Jamaican athletics is more than just speed
By the time you are reading this, the semi-finalists of the men's 100m would have been decided as Jamaica locks in on its first National Championships to select a team to a major global championship since the retirement of Usain Bolt in 2017.
After a decade of dominance that saw Jamaica produce four of the five fastest men ever - Bolt, Asafa Powell, Yohan Blake and Nesta Carter -all within the same era, the country has moved from the feast of 100m sprinting to a level of famine; or so it seems.
Blake and Carter are still around but not at their sparkling best, and the newcomers, Andre Ewers, Raheem Chambers and others, have not done anything yet to excite.

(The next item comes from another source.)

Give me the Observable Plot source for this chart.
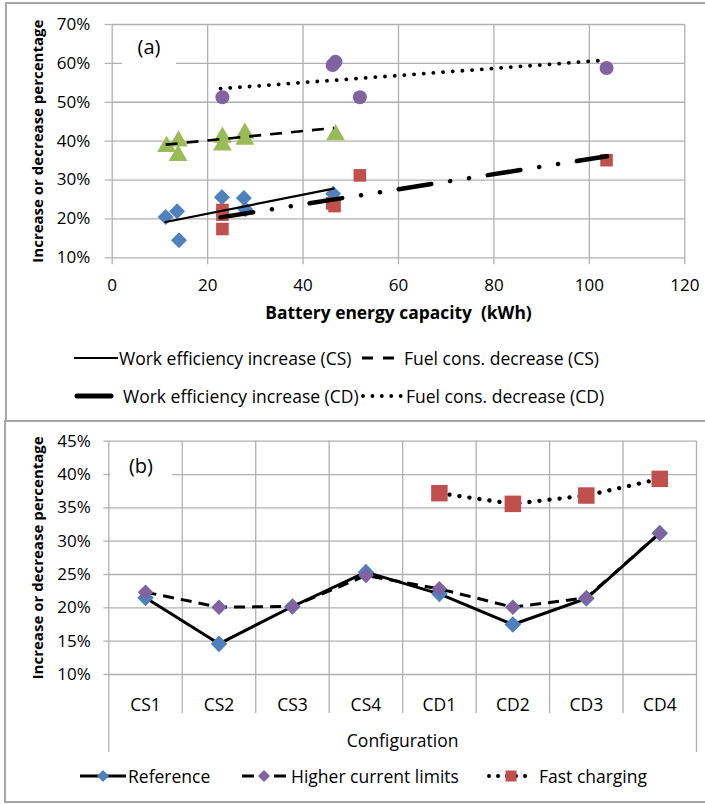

Spoiled by a decade when 9.6 seconds and 9.7 seconds seemed to be the norm, all of a sudden 9.9 seems slow to the Jamaican public.
So, there is a collective gloom over the state of men's sprinting in the land of wood and water.
However, in hanging our heads in disappointment, we are failing to see how good we can still be. Our women, Shelly-Ann Fraser-Pryce and Elaine Thompson, are fast again, and there is an exciting bunch of newcomers, led by the likes of Briana Williams.
Young Janeek Brown is our latest find. This former Wolmer's girl is the fastest in the world this year and one of the fastest of all time with her new national record of 12.40 set just about 10 days ago at the NCAA Division 1 Championships in Texas.
She is going to show her world-class speed between and over the hurdles this weekend as she takes on Danielle Williams and an exciting group of female sprint hurdlers.
We could also see new promise in the men's 200m, an event that Bolt also dominated during his heyday. Akeem Bloomfield and Ewers are sure to get tongues wagging and adrenaline pumping this weekend.
Jamaica is also overlooking the fact that we have the best discus thrower in the world, Fedrick Dacres, a man who has moved the national record into the 70m territory last week. Only about 25 men have thrown the discus that far in history.
Moreover, in Shanieka Ricketts and Jordan Scott, we have two of the best triple jumpers in the world.
There is a lot to get excited about this weekend and going forward, once we lift our heads and open our eyes to the depth in talent Jamaica is now showing.
Why limit yourselves to how fast we can be over the 100m, when there is so much more to our talents than just speed?